Ultimate 5: The best Nuggets lineup since '95
While hoops remain on hiatus, theScore's NBA editors will be compiling the ultimate starting lineups for each team in the Association. The catch: Only players who have been in the league since the 1995-96 season can be included.
The Denver Nuggets have been a mixed bag over the past 25 years. From 1996-2003, the team failed to crack .500 or make the postseason. Then, starting with Carmelo Anthony's rookie campaign in 2003-04, the organization made 10 straight playoff appearances - but fell in the first round in all but one postseason.
After another five-year drought from 2013-18, the Nuggets returned to the playoffs last spring with a new-look roster leading the charge.
It's not the most impressive five-man unit ever conceived, but there's still some top-level talent.
Guard
Chauncey Billups

Billups' prime is bookended by stints with the Nuggets, totaling 259 games, a pair of All-Star appearances, and an All-NBA third-team selection.

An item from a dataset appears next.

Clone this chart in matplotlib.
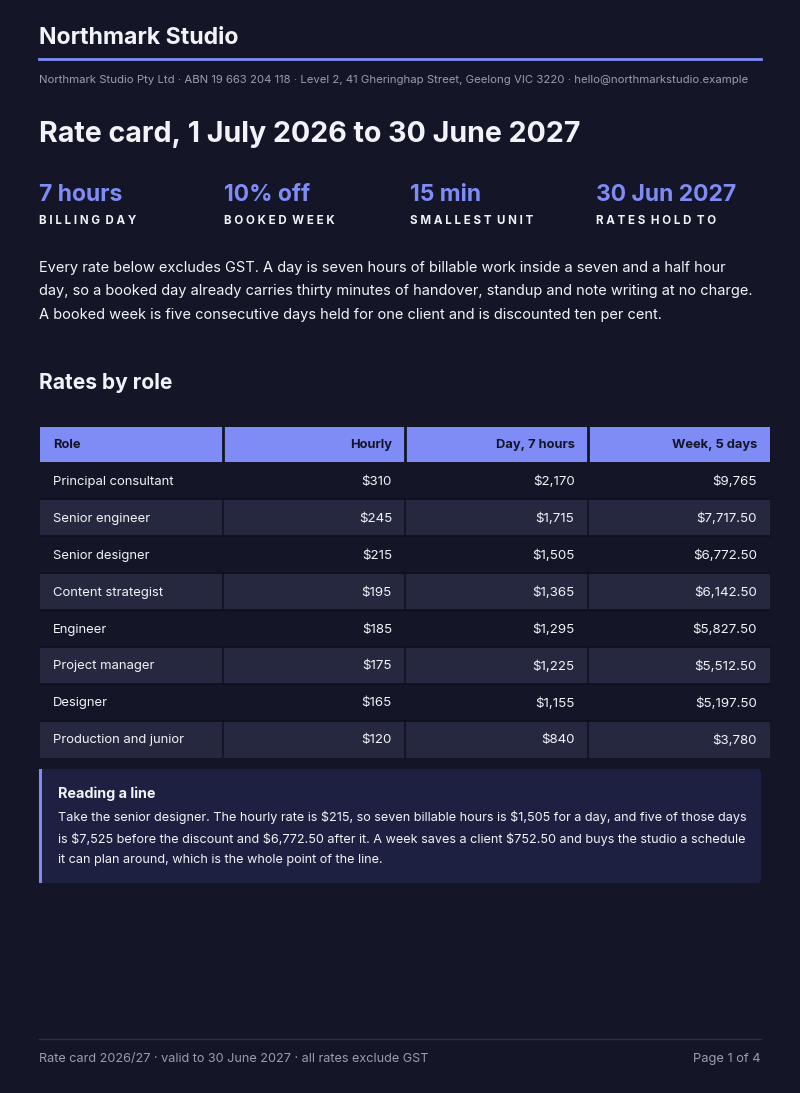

Overall, he averaged 16.9 points and 5.3 assists with Denver.
While his time with the team was relatively short, Billups played a significant role on the most successful Nuggets club of the past 25 years. After acquiring "Mr. Big Shot" from the Detroit Pistons in exchange for Allen Iverson mere days into the 2008-09 season, Denver won 54 games and advanced to the conference finals.
Guard
Andre Miller

Miller had two stints with the Nuggets - from 2003-2006 and from 2011-2014 - for a total of 447 regular-season games, his longest tenure with any of the nine teams he played for.
All told, "The Professor" averaged 12 points, 6.7 assists, 3.8 rebounds, and 1.2 steals per contest while making five postseason trips with Denver. Not terribly sexy, but effective.
Forward
Carmelo Anthony

Though he moved on from the franchise during his age-26 season, Anthony remains the team's top player of the past 25 years. The No. 3 overall selection in the star-studded 2003 draft made four All-Star appearances and four All-NBA teams (one second-team and three third-team selections) and led Denver to its lone deep playoff run in recent memory before his midseason swap to the New York Knicks in 2011.
In retrospect, "Melo" probably should have played more at the four early in his career, where his shooting range and athleticism would have given old-school power forwards fits. Still, the high-scoring forward put up 24.8 points, 6.3 rebounds, and 3.1 assists per night in a Nuggets uniform.
Forward
Nikola Jokic

Jokic will soon surpass Anthony statistically. He's only 5.5 career win shares behind the former Nuggets great - roughly a half-season of work by his recent standard.
There's simply no one like the sweet-passing, doughy-looking Serbian center. In 373 games, Jokic has averaged 16.9 points, 9.7 rebounds, 5.4 assists, 1.1 steals, and at least one "I can't believe he actually made that" pass in just 29 minutes per game.
Barring injury, Jokic should add to his two All-Star appearances and lone All-NBA first-team selection for years to come.
Center
Marcus Camby

While with the Nuggets from 2002-08, Camby averaged just over a double-double, led the league in blocks three times, and won Defensive Player of the Year honors in 2006-07.
His inclusion in Denver's top five forces Jokic to a forward spot - the sort of lineup that wouldn't have looked out of place in 2005 but looks prehistoric by today's standard. "The Joker" has almost played center exclusively this season, but spent about a fifth of his playing time at power forward over his previous three campaigns, according to Cleaning the Glass. That's all the cover we need to get both Jokic and Camby on this list.
Just Missed
Antonio McDyess

McDyess played six of his first seven sevens with the Nuggets, averaging 18.2 points, nine rebounds, and 1.7 blocks per contest. He made an All-NBA third team in the lockout-shortened 1999 season and an All-Star appearance in 2001. "Dice" was the real deal before a ruptured patellar tendon radically altered his career.
Jamal Murray
Murray has already surpassed Billups in total games with the Nuggets. If he continues to score 18-plus points per game, he'll easily nudge either Billups or Miller out of the top five.
Ty Lawson

Lawson had a solid run with the team from 2009-15, putting up about 16 points and 6.5 assists per game. In his first two seasons as a full-time starter, the team went 95-53; in his final two campaigns with the Nuggets, they slumped to 66-98.
Nene
The Brazilian big man played 555 games across 10 seasons with Denver, which ranks only second to Anthony on this list. Good for him, but Nene is not cracking an already-cramped frontcourt.